Greens senator Nick McKim pressed Mr Pezzullo at a Senate hearing in Canberra about the point of the deadline if this was his department's view.
"Just to make sure that we keep the run-rate going," Mr Pezzullo said on Tuesday.
Senator McKim then turned his attention to cabinet minister Michaelia Cash, who said the policy objective was crystal clear.
"You are part of the (asylum seeker) legacy caseload, if you wish to apply for protection, you now have a date in which you must do that, and if you do not do that, there will be consequences," she said.
"This is far less a dog whistle than it is a fog horn," Senator McKim fired back.

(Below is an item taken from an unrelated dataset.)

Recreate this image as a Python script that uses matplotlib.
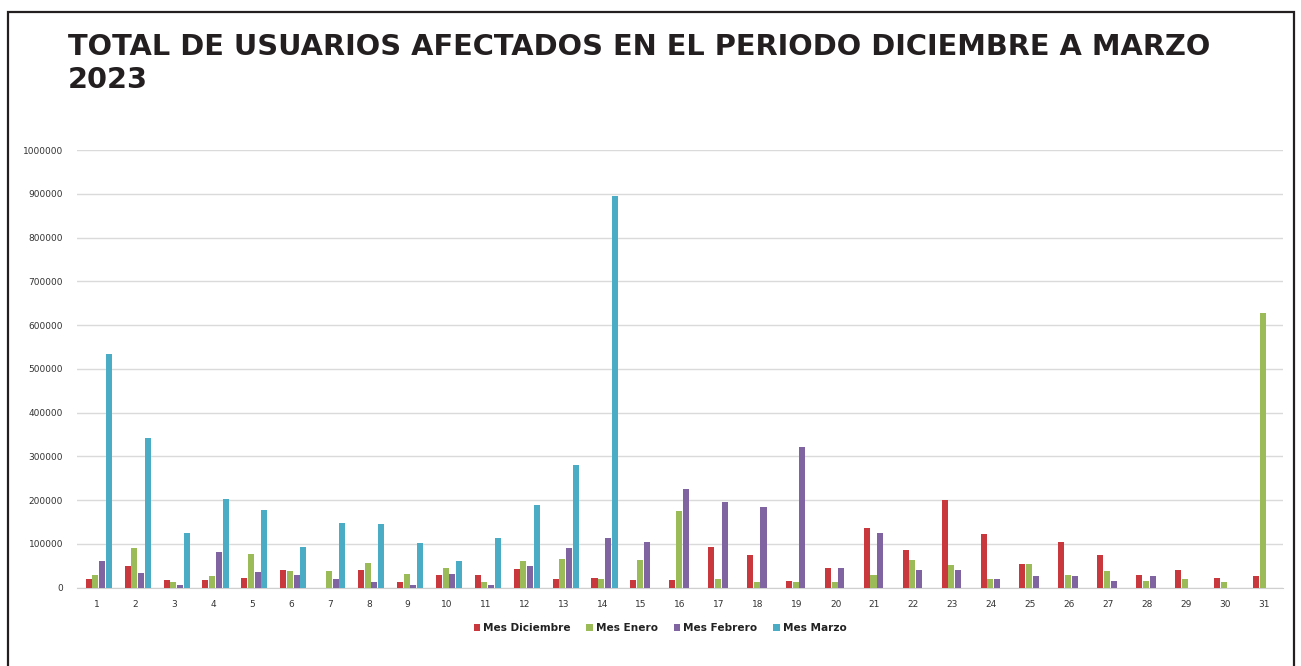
import numpy as np
import matplotlib
matplotlib.use('Agg')
import matplotlib.pyplot as plt
from matplotlib.patches import Rectangle

# Usuarios afectados por dia, diciembre a marzo
dias = [str(d) for d in range(1, 32)]
mes_diciembre = [20000, 49000, 18000, 18000, 23000, 40000, 0, 40000, 12000, 29000,
                 29000, 43000, 21000, 23000, 17000, 17000, 94000, 75000, 15000, 46000,
                 136000, 86000, 200000, 123000, 55000, 105000, 75000, 30000, 40000, 23000,
                 27000]
mes_enero = [30000, 91000, 13000, 27000, 77000, 38000, 38000, 57000, 32000, 46000,
             12000, 60000, 66000, 21000, 63000, 176000, 21000, 12000, 12000, 12000,
             30000, 63000, 52000, 21000, 55000, 30000, 38000, 15000, 21000, 12000,
             628000]
mes_febrero = [60000, 33000, 7000, 82000, 35000, 30000, 21000, 12000, 7000, 32000,
               7000, 49000, 91000, 113000, 105000, 226000, 196000, 184000, 322000, 46000,
               125000, 40000, 40000, 21000, 27000, 27000, 15000, 27000, 0, 0,
               0]
mes_marzo = [535000, 341000, 125000, 203000, 178000, 94000, 147000, 145000, 102000, 60000,
             113000, 190000, 280000, 895000, 0, 0, 0, 0, 0, 0,
             0, 0, 0, 0, 0, 0, 0, 0, 0, 0,
             0]

series = [
	('Mes Diciembre', mes_diciembre, '#C9383C'),
	('Mes Enero', mes_enero, '#9BBB59'),
	('Mes Febrero', mes_febrero, '#8064A2'),
	('Mes Marzo', mes_marzo, '#4BACC6'),
]

W, H = 1301, 666
fig = plt.figure(figsize=(W / 100, H / 100), dpi=100)
ax = fig.add_axes([77 / W, 1 - 587.7 / H, (1283 - 77) / W, (587.7 - 150) / H])

x = np.arange(len(dias))
step = 0.172
width = 0.155
for i, (name, vals, color) in enumerate(series):
	ax.bar(x + (i - 1.5) * step + 0.06, vals, width=width, color=color, label=name, zorder=3)

ax.set_xlim(-0.5, len(dias) - 0.5)
ax.set_ylim(0, 1000000)
ax.set_yticks(np.arange(0, 1000001, 100000))
ax.set_yticklabels([str(v) for v in range(0, 1000001, 100000)])
ax.set_xticks(x)
ax.set_xticklabels(dias)
ax.tick_params(length=0, labelsize=6.5, labelcolor='#333333')
ax.tick_params(axis='y', pad=10)
ax.tick_params(axis='x', pad=9)
ax.grid(axis='y', color='#DADADA', linewidth=1.0, zorder=0)
for s in ['top', 'right', 'left']:
	ax.spines[s].set_visible(False)
ax.spines['bottom'].set_color('#CFCFCF')

leg = fig.legend(loc='center', bbox_to_anchor=(660 / W, 1 - 628 / H), ncol=4, frameon=False,
                 fontsize=7.6, handlelength=0.6, handleheight=0.6, handletextpad=0.3, columnspacing=1.5)
plt.setp(leg.get_texts(), fontweight='bold', color='#222222')

fig.text(68 / W, 1 - 33 / H, 'TOTAL DE USUARIOS AFECTADOS EN EL PERIODO DICIEMBRE A MARZO\n2023',
         ha='left', va='top', fontsize=20.8, fontweight='bold', color='#231F20', linespacing=1.25)

# Marco exterior
fig.patches.append(Rectangle((8 / W, -0.01), (1294 - 8) / W, 1 - 12 / H + 0.01, transform=fig.transFigure,
                             fill=False, edgecolor='#231F20', linewidth=1.6))

fig.savefig('out.png', dpi=100)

Mr Pezzullo said following Mr Dutton's announcement, his department would consider how to "aggressively pursue a departure strategy" for those who do not comply.
It has also emerged the department is taking the best part of a year to process asylum claims and the wait time is only getting worse.
The average time taken is between 261 and 312 days, which is up from between 247 and 308 days in February, the hearing was told.
Senator McKim again quizzed immigration officials about why they were imposing the "unreasonably tight" deadline when processing times were growing.
Mr Pezzullo said the government was concerned some of the cohort had been living in the community for several years without a deep analysis of their backgrounds.
"We want to start engaging from an identity, biometrics, national security and other points of view with all the applicants as soon as possible," Mr Pezzullo said.
"We can start working on their identity and on their reasons for their coming to Australia, in some cases, over five years ago."
The so-called "legacy caseload" refers to roughly 30,500 asylum seekers who arrived by sea between late 2012 and early 2014, roughly 23,000 of whom have already formally applied for protection.
At the end of April, there were 7853 people who had not yet applied, which dropped to 7194 by May 14.
The department is aware of media reports legal service providers have waiting lists 3000 to 4000 places deep to help with such applications and fear they cannot clear this backlog by October.
But Mr Pezzullo is confident the lodgement strike rate is on track.